DIRECTIONS =>
Retype all the entries word for word, but omit the pictures.

---- STORED DATA

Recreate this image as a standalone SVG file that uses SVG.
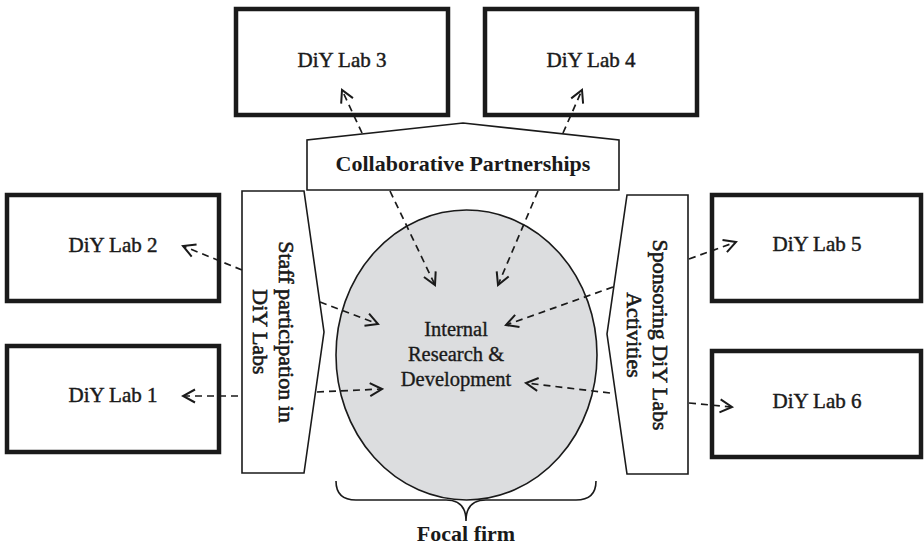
<svg xmlns="http://www.w3.org/2000/svg" width="924" height="547" viewBox="0 0 924 547">
<defs>
<style>
.lab{fill:#fff;stroke:#1a1a1a;stroke-width:4.5}
.shape{fill:#fff;stroke:#1a1a1a;stroke-width:1.6}
.t{font-family:"Liberation Serif","Times New Roman",serif;fill:#1a1a1a}
.lt{font-size:21px;text-anchor:middle;stroke:#1a1a1a;stroke-width:0.45}
.bt{font-size:22px;font-weight:bold;text-anchor:middle}
.rt{font-size:22px;text-anchor:middle;stroke:#1a1a1a;stroke-width:0.6}
.ct{font-size:20.5px;text-anchor:middle;stroke:#1a1a1a;stroke-width:0.35}
.c{fill:none;stroke:#1a1a1a;stroke-width:1.7;stroke-dasharray:7 5}
</style>
<marker id="ah" viewBox="0 0 16 16" refX="14" refY="8" markerWidth="16" markerHeight="16" markerUnits="userSpaceOnUse" orient="auto">
<path d="M2,1.5 L14,8 L2,14.5" fill="none" stroke="#1a1a1a" stroke-width="2" stroke-dasharray="none"/>
</marker>
</defs>
<rect width="924" height="547" fill="#fff"/>

<g id="lab3"><rect class="lab" x="236" y="9" width="212" height="106"/><text class="t lt" x="342" y="67">DiY Lab 3</text></g>
<g id="lab4"><rect class="lab" x="485" y="9" width="212" height="106"/><text class="t lt" x="591" y="67">DiY Lab 4</text></g>
<g id="lab2"><rect class="lab" x="7" y="195" width="212" height="106"/><text class="t lt" x="113" y="252">DiY Lab 2</text></g>
<g id="lab1"><rect class="lab" x="7" y="346" width="212" height="106"/><text class="t lt" x="113" y="402">DiY Lab 1</text></g>
<g id="lab5"><rect class="lab" x="712" y="195" width="209" height="106"/><text class="t lt" x="817" y="251">DiY Lab 5</text></g>
<g id="lab6"><rect class="lab" x="712" y="351" width="209" height="106"/><text class="t lt" x="817" y="408">DiY Lab 6</text></g>

<g id="collab"><polygon class="shape" points="307,190 307,140 463,123 619,140 619,190"/><text class="t bt" x="463" y="171">Collaborative Partnerships</text></g>

<g id="staff"><polygon class="shape" points="242,191 304,191 324,332 304,473 242,473"/>
<text class="t rt" transform="translate(279,332) rotate(90)">Staff participation in</text>
<text class="t rt" transform="translate(253,332) rotate(90)">DiY Labs</text></g>

<g id="sponsor"><polygon class="shape" points="627,195 688,195 688,474 627,474 607,334"/>
<text class="t rt" transform="translate(653,335) rotate(90)">Sponsoring DiY Labs</text>
<text class="t rt" transform="translate(627,335) rotate(90)">Activities</text></g>

<g id="rnd"><ellipse cx="466.5" cy="355" rx="130.5" ry="145" fill="#dcdddf" stroke="#1a1a1a" stroke-width="1.6"/>
<text class="t ct" x="456" y="336">Internal</text>
<text class="t ct" x="456" y="361">Research &amp;</text>
<text class="t ct" x="456" y="386">Development</text></g>

<g id="focal"><path d="M336,481 Q336,500 356,500 L446,500 Q466,500 466,521 Q466,500 486,500 L576,500 Q596,500 596,481" fill="none" stroke="#1a1a1a" stroke-width="1.6"/>
<text class="t bt" x="466" y="541">Focal firm</text></g>

<g id="connectors">
<line class="c" x1="362" y1="133" x2="342" y2="90" marker-end="url(#ah)"/>
<line class="c" x1="563" y1="133" x2="582" y2="90" marker-end="url(#ah)"/>
<line class="c" x1="242" y1="270" x2="183" y2="246" marker-end="url(#ah)"/>
<line class="c" x1="238" y1="396" x2="183" y2="396" marker-end="url(#ah)"/>
<line class="c" x1="320" y1="302" x2="378" y2="324" marker-end="url(#ah)"/>
<line class="c" x1="317" y1="392" x2="382" y2="389" marker-end="url(#ah)"/>
<line class="c" x1="390" y1="191" x2="435" y2="285" marker-end="url(#ah)"/>
<line class="c" x1="538" y1="191" x2="498" y2="285" marker-end="url(#ah)"/>
<line class="c" x1="613" y1="287" x2="506" y2="325" marker-end="url(#ah)"/>
<line class="c" x1="610" y1="393" x2="526" y2="383" marker-end="url(#ah)"/>
<line class="c" x1="689" y1="259" x2="736" y2="242" marker-end="url(#ah)"/>
<line class="c" x1="689" y1="403" x2="732" y2="407" marker-end="url(#ah)"/>
</g>
</svg>
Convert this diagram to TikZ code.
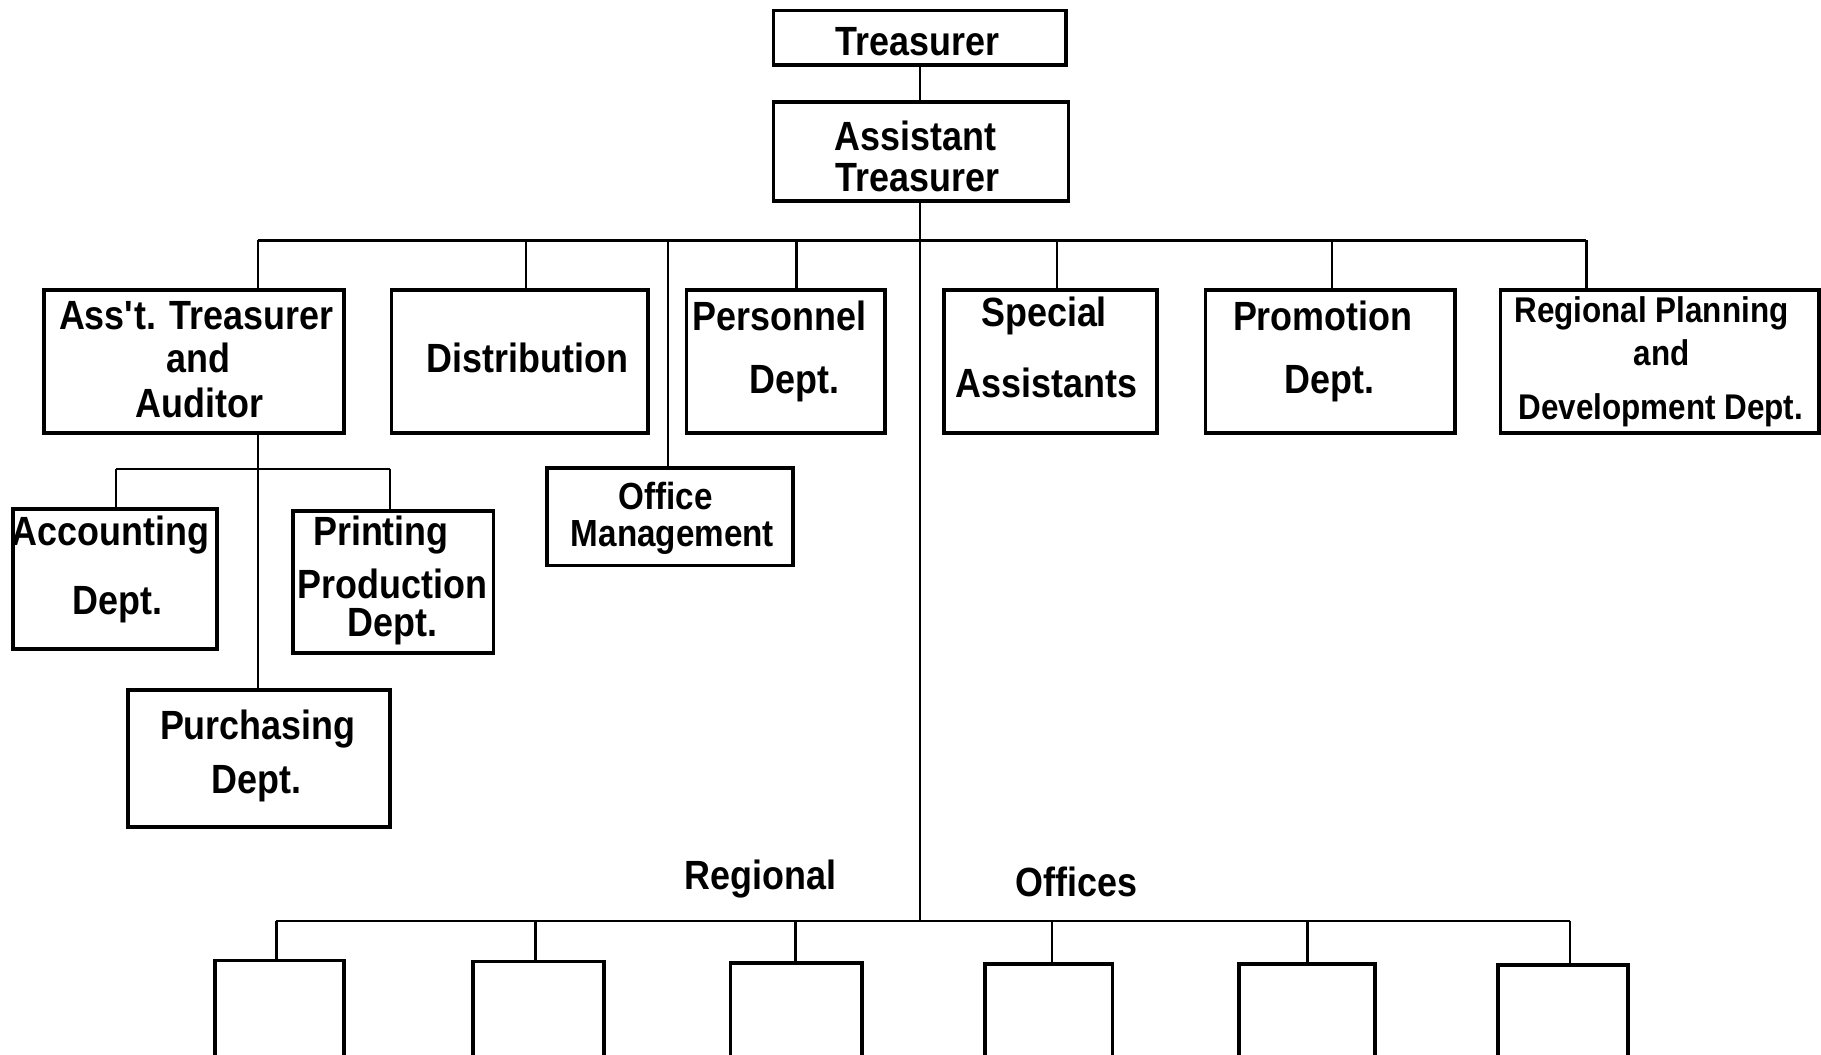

--------

ANSWER FOR THIS EXERCISE =>
Recreate this image as a standalone SVG file that uses SVG.
<svg xmlns="http://www.w3.org/2000/svg" width="924" height="547" viewBox="0 0 924 547">
<defs>
<style>
.lab{fill:#fff;stroke:#1a1a1a;stroke-width:4.5}
.shape{fill:#fff;stroke:#1a1a1a;stroke-width:1.6}
.t{font-family:"Liberation Serif","Times New Roman",serif;fill:#1a1a1a}
.lt{font-size:21px;text-anchor:middle;stroke:#1a1a1a;stroke-width:0.45}
.bt{font-size:22px;font-weight:bold;text-anchor:middle}
.rt{font-size:22px;text-anchor:middle;stroke:#1a1a1a;stroke-width:0.6}
.ct{font-size:20.5px;text-anchor:middle;stroke:#1a1a1a;stroke-width:0.35}
.c{fill:none;stroke:#1a1a1a;stroke-width:1.7;stroke-dasharray:7 5}
</style>
<marker id="ah" viewBox="0 0 16 16" refX="14" refY="8" markerWidth="16" markerHeight="16" markerUnits="userSpaceOnUse" orient="auto">
<path d="M2,1.5 L14,8 L2,14.5" fill="none" stroke="#1a1a1a" stroke-width="2" stroke-dasharray="none"/>
</marker>
</defs>
<rect width="924" height="547" fill="#fff"/>

<g id="lab3"><rect class="lab" x="236" y="9" width="212" height="106"/><text class="t lt" x="342" y="67">DiY Lab 3</text></g>
<g id="lab4"><rect class="lab" x="485" y="9" width="212" height="106"/><text class="t lt" x="591" y="67">DiY Lab 4</text></g>
<g id="lab2"><rect class="lab" x="7" y="195" width="212" height="106"/><text class="t lt" x="113" y="252">DiY Lab 2</text></g>
<g id="lab1"><rect class="lab" x="7" y="346" width="212" height="106"/><text class="t lt" x="113" y="402">DiY Lab 1</text></g>
<g id="lab5"><rect class="lab" x="712" y="195" width="209" height="106"/><text class="t lt" x="817" y="251">DiY Lab 5</text></g>
<g id="lab6"><rect class="lab" x="712" y="351" width="209" height="106"/><text class="t lt" x="817" y="408">DiY Lab 6</text></g>

<g id="collab"><polygon class="shape" points="307,190 307,140 463,123 619,140 619,190"/><text class="t bt" x="463" y="171">Collaborative Partnerships</text></g>

<g id="staff"><polygon class="shape" points="242,191 304,191 324,332 304,473 242,473"/>
<text class="t rt" transform="translate(279,332) rotate(90)">Staff participation in</text>
<text class="t rt" transform="translate(253,332) rotate(90)">DiY Labs</text></g>

<g id="sponsor"><polygon class="shape" points="627,195 688,195 688,474 627,474 607,334"/>
<text class="t rt" transform="translate(653,335) rotate(90)">Sponsoring DiY Labs</text>
<text class="t rt" transform="translate(627,335) rotate(90)">Activities</text></g>

<g id="rnd"><ellipse cx="466.5" cy="355" rx="130.5" ry="145" fill="#dcdddf" stroke="#1a1a1a" stroke-width="1.6"/>
<text class="t ct" x="456" y="336">Internal</text>
<text class="t ct" x="456" y="361">Research &amp;</text>
<text class="t ct" x="456" y="386">Development</text></g>

<g id="focal"><path d="M336,481 Q336,500 356,500 L446,500 Q466,500 466,521 Q466,500 486,500 L576,500 Q596,500 596,481" fill="none" stroke="#1a1a1a" stroke-width="1.6"/>
<text class="t bt" x="466" y="541">Focal firm</text></g>

<g id="connectors">
<line class="c" x1="362" y1="133" x2="342" y2="90" marker-end="url(#ah)"/>
<line class="c" x1="563" y1="133" x2="582" y2="90" marker-end="url(#ah)"/>
<line class="c" x1="242" y1="270" x2="183" y2="246" marker-end="url(#ah)"/>
<line class="c" x1="238" y1="396" x2="183" y2="396" marker-end="url(#ah)"/>
<line class="c" x1="320" y1="302" x2="378" y2="324" marker-end="url(#ah)"/>
<line class="c" x1="317" y1="392" x2="382" y2="389" marker-end="url(#ah)"/>
<line class="c" x1="390" y1="191" x2="435" y2="285" marker-end="url(#ah)"/>
<line class="c" x1="538" y1="191" x2="498" y2="285" marker-end="url(#ah)"/>
<line class="c" x1="613" y1="287" x2="506" y2="325" marker-end="url(#ah)"/>
<line class="c" x1="610" y1="393" x2="526" y2="383" marker-end="url(#ah)"/>
<line class="c" x1="689" y1="259" x2="736" y2="242" marker-end="url(#ah)"/>
<line class="c" x1="689" y1="403" x2="732" y2="407" marker-end="url(#ah)"/>
</g>
</svg>
Convert this diagram to TikZ code.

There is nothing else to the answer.